Over the last three years from December 2016 to December 2019, the volume of general government consumption expenditure increased at an average annual rate of 4,6 per cent and their capital expenditure increased at an annual average rate of 9.2 per cent. In both cases, this rate of expenditure increase is much faster than the growth of GDP and is thus helping significantly to prop up aggregate demand.
In addition, the contribution of net exports to aggregate demand is useful, but it remains problematic about how far it can be relied upon in the future. Exports have been aided by the 9.3 per cent fall in the trade-weighted exchange rate over the course of 2019, while imports are being restrained by the weak domestic demand referred to above. But imports will likely grow faster if the economy recovers its past momentum, and we don’t want to rely on further falls in the exchange rate to maintain export growth.
Implications for policy
Given the continuing economic stagnation, and the structural weaknesses in the Australian economy, the advent of the coronavirus must represent a welcome distraction for the Morrison Government.
Instead of addressing the real problems affecting the Australian economy – and most especially the weak wage growth – public discussion has been seized by how economic policy should respond to the impact of the coronavirus.
For the most part, the Morrison Government seems to be handling this immediate, and hopefully short-term, challenge well. We cannot know with any certainty just how long and severe the impact of the coronavirus will be, and therefore its economic impact is at least equally uncertain, and the policy response can be expected to evolve over time.
Already the Reserve Bank has responded with another interest rate cut. Given the public expectations they could hardly have done otherwise, but it is doubtful with interest rates already very low, whether this latest cut will achieve anything much. Asset prices will respond and increase even more, but consumers and businesses are most unlikely to increase their debt. Businesses will not increase their investment until consumer demand improves, and most households with mortgages will maintain their present repayments and thus lower their debt faster, rather than spend their small savings from lower interest rates.

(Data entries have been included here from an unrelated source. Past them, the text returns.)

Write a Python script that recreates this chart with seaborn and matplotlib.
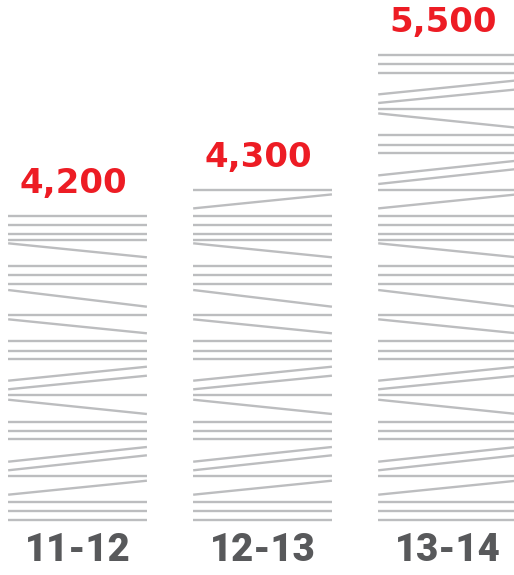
import matplotlib
matplotlib.use("Agg")
import matplotlib.pyplot as plt
import seaborn as sns
import pandas as pd

# data
seasons = ["11-12", "12-13", "13-14"]
totals = [4200, 4300, 5500]

RED = "#ed1c24"
DARK = "#58595b"
STRIPE = "#bcbdbf"

# one repeat of the striped bar texture, in pixels above the bar base
# (left end, right end) - equal ends means a flat stripe
STRIPE_REPEAT = 286.3
stripe_tile = [
    (0, 0), (8.7, 8.7), (18, 18), (25.3, 39.3), (44, 44),
    (49.7, 64.7), (58.3, 73), (80.7, 80.7), (89, 89), (98.3, 98.3),
    (120.3, 106), (124.7, 124.7), (130.7, 144.3), (139.3, 153.3),
    (160.7, 160.7), (169.3, 169.3), (178.7, 178.7), (200.7, 186.7),
    (204.7, 204.7), (230, 213.3), (235.7, 235.7), (244.7, 244.7),
    (254, 254), (276.7, 262.7), (280.3, 280.3),
]

sns.set_theme(style="white")
fig = plt.figure(figsize=(5.14, 5.75), dpi=100)
ax = fig.add_axes([0, 55 / 575, 1, 520 / 575])

df = pd.DataFrame({"season": seasons, "total": totals})
sns.barplot(data=df, x="season", y="total", ax=ax, width=0.75,
            color="white", edgecolor="none", linewidth=0)

ax.set_xlim(-0.419, 2.359)
ax.set_ylim(1740, 5950)
sns.despine(ax=ax, left=True, bottom=True)
ax.set_yticks([])
ax.set_xlabel("")
ax.set_ylabel("")
ax.tick_params(axis="x", length=0, pad=8.5, labelsize=27.5, colors=DARK)
for lab in ax.get_xticklabels():
    lab.set_fontweight(900)
    lab.set_family(["Roboto", "DejaVu Sans"])

# all stripes, tiled upwards
stripes = []
for k in range(3):
    for l, r in stripe_tile:
        stripes.append((l + k * STRIPE_REPEAT, r + k * STRIPE_REPEAT))
flats = sorted(l for l, r in stripes if l == r)

inv = ax.transData.inverted()
y0 = ax.get_ylim()[0]
for bar, v in zip(ax.patches, totals):
    x0 = bar.get_x()
    x1 = x0 + bar.get_width()
    base_px = ax.transData.transform((0, y0))[1]
    h = ax.transData.transform((0, v))[1] - base_px
    # bar top snaps up to the next flat stripe
    top = min(f for f in flats if f >= h - 1.5)
    for l, r in stripes:
        if max(l, r) > top + 0.5:
            continue
        yl = inv.transform((0, base_px + l))[1]
        yr = inv.transform((0, base_px + r))[1]
        ax.plot([x0, x1], [yl, yr], color=STRIPE, lw=1.7,
                solid_capstyle="butt", clip_on=False, zorder=3)
    top_y = inv.transform((0, base_px + top))[1]
    ax.annotate(f"{v:,}", xy=(x0 + bar.get_width() / 2, top_y),
                xytext=(-3, 16.5), textcoords="offset points",
                ha="center", va="baseline", color=RED,
                fontsize=24.5, fontweight="bold", family="DejaVu Sans")

fig.savefig("out.png", dpi=100)
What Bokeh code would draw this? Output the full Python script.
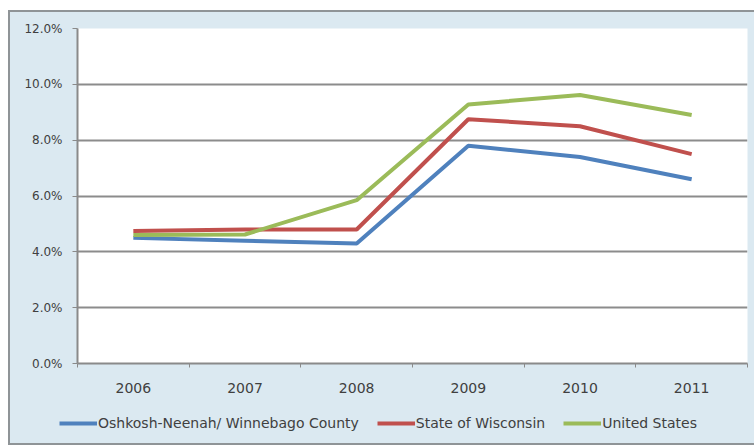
from bokeh.plotting import figure
from bokeh.layouts import column, row
from bokeh.models import FixedTicker, PrintfTickFormatter, Range1d, Legend, LegendItem, ColumnDataSource
from bokeh.embed import file_html
from bokeh.resources import INLINE

years = ["2006", "2007", "2008", "2009", "2010", "2011"]
oshkosh = [4.5, 4.4, 4.3, 7.8, 7.4, 6.6]
wisconsin = [4.75, 4.8, 4.8, 8.75, 8.5, 7.5]
united_states = [4.6, 4.62, 5.85, 9.28, 9.62, 8.9]
series_names = ["Oshkosh-Neenah/ Winnebago County", "State of Wisconsin", "United States"]
colors = ["#4f81bd", "#c0504d", "#9bbb59"]
y_ticks = [0, 2, 4, 6, 8, 10, 12]

xpos = [i + 0.5 for i in range(len(years))]
FONT = "DejaVu Sans"
BG = "#dbe9f1"

p = figure(width=744, height=393, output_backend="svg", toolbar_location=None,
           x_range=Range1d(0, len(years)), y_range=Range1d(0, 12))
p.background_fill_color = "white"
p.border_fill_color = BG
p.outline_line_color = None
p.min_border_left = 67
p.min_border_right = 7
p.min_border_top = 16
p.min_border_bottom = 42

p.yaxis.ticker = FixedTicker(ticks=y_ticks)
p.yaxis.formatter = PrintfTickFormatter(format="%.1f%%")
p.yaxis.axis_line_color = "#8a8a8a"
p.yaxis.axis_line_width = 2
p.yaxis.major_tick_line_color = "#8a8a8a"
p.yaxis.major_tick_out = 5
p.yaxis.major_tick_in = 0
p.yaxis.minor_tick_line_color = None
p.yaxis.major_label_text_font = FONT
p.yaxis.major_label_text_font_size = "12px"
p.yaxis.major_label_text_color = "#404040"
p.yaxis.major_label_standoff = 10

p.xaxis.ticker = FixedTicker(ticks=xpos, minor_ticks=list(range(len(years) + 1)))
p.xaxis.major_label_overrides = {x: y for x, y in zip(xpos, years)}
p.xaxis.axis_line_color = "#8a8a8a"
p.xaxis.axis_line_width = 2
p.xaxis.major_tick_line_color = None
p.xaxis.minor_tick_line_color = "#8a8a8a"
p.xaxis.minor_tick_out = 4
p.xaxis.minor_tick_in = 0
p.xaxis.major_label_text_font = FONT
p.xaxis.major_label_text_font_size = "14px"
p.xaxis.major_label_text_color = "#404040"
p.xaxis.major_label_standoff = 13

p.xgrid.grid_line_color = None
p.ygrid.ticker = FixedTicker(ticks=y_ticks)
p.ygrid.grid_line_color = "#8c8c8c"
p.ygrid.grid_line_width = 2

sources = [ColumnDataSource(dict(x=xpos, y=vals)) for vals in [oshkosh, wisconsin, united_states]]
for src, col in zip(sources, colors):
    p.line("x", "y", source=src, line_color=col, line_width=4)

# legend strip (separate figure below the plot, same series styles)
lf = figure(width=744, height=38, output_backend="svg", toolbar_location=None,
            x_range=Range1d(0, len(years)), y_range=Range1d(100, 101),
            x_axis_type=None, y_axis_type=None)
lf.min_border_left = 0
lf.min_border_right = 0
lf.min_border_top = 0
lf.min_border_bottom = 0
lf.background_fill_color = BG
lf.border_fill_color = BG
lf.outline_line_color = None
lf.xgrid.grid_line_color = None
lf.ygrid.grid_line_color = None
leg_renderers = [lf.line("x", "y", source=src, line_color=col, line_width=4)
                 for src, col in zip(sources, colors)]
legend = Legend(items=[LegendItem(label=n, renderers=[r]) for n, r in zip(series_names, leg_renderers)],
                orientation="horizontal", location=(49, 10))
legend.background_fill_alpha = 0
legend.border_line_color = None
legend.label_text_font = FONT
legend.label_text_font_size = "14px"
legend.label_text_color = "#404040"
legend.glyph_width = 38
legend.label_standoff = 1
legend.spacing = 18
legend.padding = 4
legend.margin = 0
lf.add_layout(legend, "center")

layout = column(p, row(lf, spacing=0), spacing=0, margin=(10, 0, 0, 8),
                styles={"border-left": "2px solid #8f9497", "border-top": "2px solid #8f9497",
                        "border-bottom": "2px solid #8f9497", "background-color": BG})

open("out.html", "w").write(file_html(layout, INLINE))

Thankfully, the Government has recognised that fiscal policy must play the main role in responding to the cashflow problems that will emanate from the downturn in business from both the bushfires and the coronavirus. Given the inevitable uncertainty, as I said, this fiscal response should be flexible and evolve in response to circumstances as they emerge.

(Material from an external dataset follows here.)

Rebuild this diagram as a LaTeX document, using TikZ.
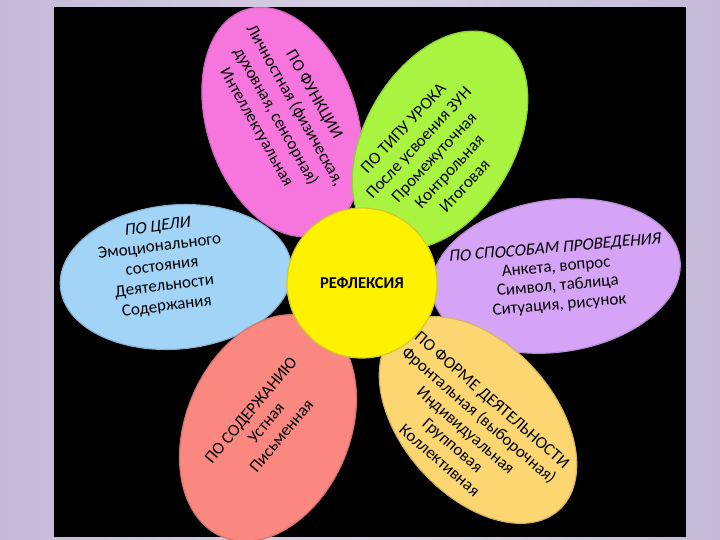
\documentclass[tikz,border=0pt]{standalone}
\usepackage{fontspec}
\setmainfont{Carlito}
\newfontfamily\headslant[FakeSlant=0.2]{Carlito}
\usetikzlibrary{shapes.geometric}

\definecolor{petalpink}{RGB}{246,118,222}
\definecolor{petalgreen}{RGB}{168,244,64}
\definecolor{petalviolet}{RGB}{214,164,246}
\definecolor{petalblue}{RGB}{162,212,248}
\definecolor{petalsalmon}{RGB}{250,136,128}
\definecolor{petalorange}{RGB}{252,214,112}
\definecolor{bglavender}{RGB}{196,186,216}
\definecolor{bglight}{RGB}{216,208,228}

\tikzset{
  petal/.style={ellipse, inner sep=0pt, outer sep=0pt, line width=1.2pt},
  petaltext/.style={align=center, text=black, font=\fontsize{17}{#1}\selectfont},
  petaltext/.default=20
}

\begin{document}
\begin{tikzpicture}[x=1pt, y=-1pt]
    \useasboundingbox (0,0) rectangle (720,540);
    % background and black board
    \fill[left color=bglavender, right color=bglavender, middle color=bglight] 
    (0,0) rectangle (720,540);
    \fill[black] (54,7) rectangle (686,537);

    % Draw the six petals
    \node[petal, fill=petalpink, draw=petalpink!85!black, 
          minimum width=150, minimum height=236, rotate=18] (funkcii) at (282,122) {};
    \node[petal, fill=petalgreen, draw=petalgreen!85!black, 
          minimum width=150, minimum height=236, rotate=-30] (urok) at (440,140) {};
    \node[petal, fill=petalviolet, draw=petalviolet!85!black, 
          minimum width=250, minimum height=152, rotate=8] (sposob) at (556,276) {};
    \node[petal, fill=petalblue, draw=petalblue!85!black, 
          minimum width=232, minimum height=144, rotate=5] (cel) at (176,277) {};
    \node[petal, fill=petalsalmon, draw=petalsalmon!85!black, 
          minimum width=164, minimum height=236, rotate=-23] (soderzh) at (268,428) {};
    \node[petal, fill=petalorange, draw=petalorange!85!black, 
          minimum width=152, minimum height=242, rotate=42] (forma) at (478,420) {};

    % Texts on the petals
    \node[petaltext=22, rotate=-60.5] (funkciitxt) at (285,111) 
    {ПО ФУНКЦИИ\\Личностная (физическая,\\духовная, сенсорная)\\Интеллектуальная};
    \node[petaltext=21, rotate=47] (uroktxt) at (434,157) 
    {ПО ТИПУ УРОКА\\После усвоения ЗУН\\Промежуточная\\Контрольная\\Итоговая};
    \node[petaltext=19, rotate=5] (sposobtxt) at (557,277) 
    {{\headslant ПО СПОСОБАМ ПРОВЕДЕНИЯ}\\Анкета, вопрос\\Символ, таблица\\Ситуация, рисунок};
    \node[petaltext=20, rotate=7] (celtxt) at (162,267) 
    {{\headslant ПО ЦЕЛИ}\\Эмоционального\\состояния\\Деятельности\\Содержания};
    \node[petaltext=20, rotate=50] (soderzhtxt) at (266,423) 
    {ПО СОДЕРЖАНИЮ\\Устная\\Письменная};
    \node[petaltext=20, rotate=-41] (formatxt) at (466,430) 
    {ПО ФОРМЕ ДЕЯТЕЛЬНОСТИ\\Фронтальная (выборочная)\\Индивидуальная\\Групповая\\Коллективная};

    %Draw the centre of the flower
    \node[circle, fill=yellow, draw=yellow!80!black, line width=1.2pt, 
          minimum size=150, inner sep=0pt, font=\fontsize{16.5}{19}\selectfont\bfseries] 
          (refleksiya) at (362,283) {РЕФЛЕКСИЯ};
\end{tikzpicture}
\end{document}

But my real concern about this Government remains: they continue to kid themselves that the economy is performing well, and they have no real plan to revive it from its present stagnation. As shadow Treasurer Jim Chalmers said: “The government should stop pretending that weakness in the economy only just arrived with the outbreak of the coronavirus”.
In addition, it is no good assuming, as the Treasury and the Reserve Bank are wont to, that this stagnation is primarily cyclical. The debate about whether economic recovery will be V- or U-shaped is essentially a second-order issue, as the economy is suffering from severe structural weaknesses as well.
Fundamentally, the Government needs a plan to achieve a sustained improvement in the rate of increase in household incomes, and that means wages in particular. Without such policies, we can expect economic stagnation to continue, and long after the coronavirus has disappeared.
Michael Keating is a former Head of the Departments of Prime Minister & Cabinet, Finance, and Employment & Industrial Relations. He is presently a Visiting Fellow at the Australian National University.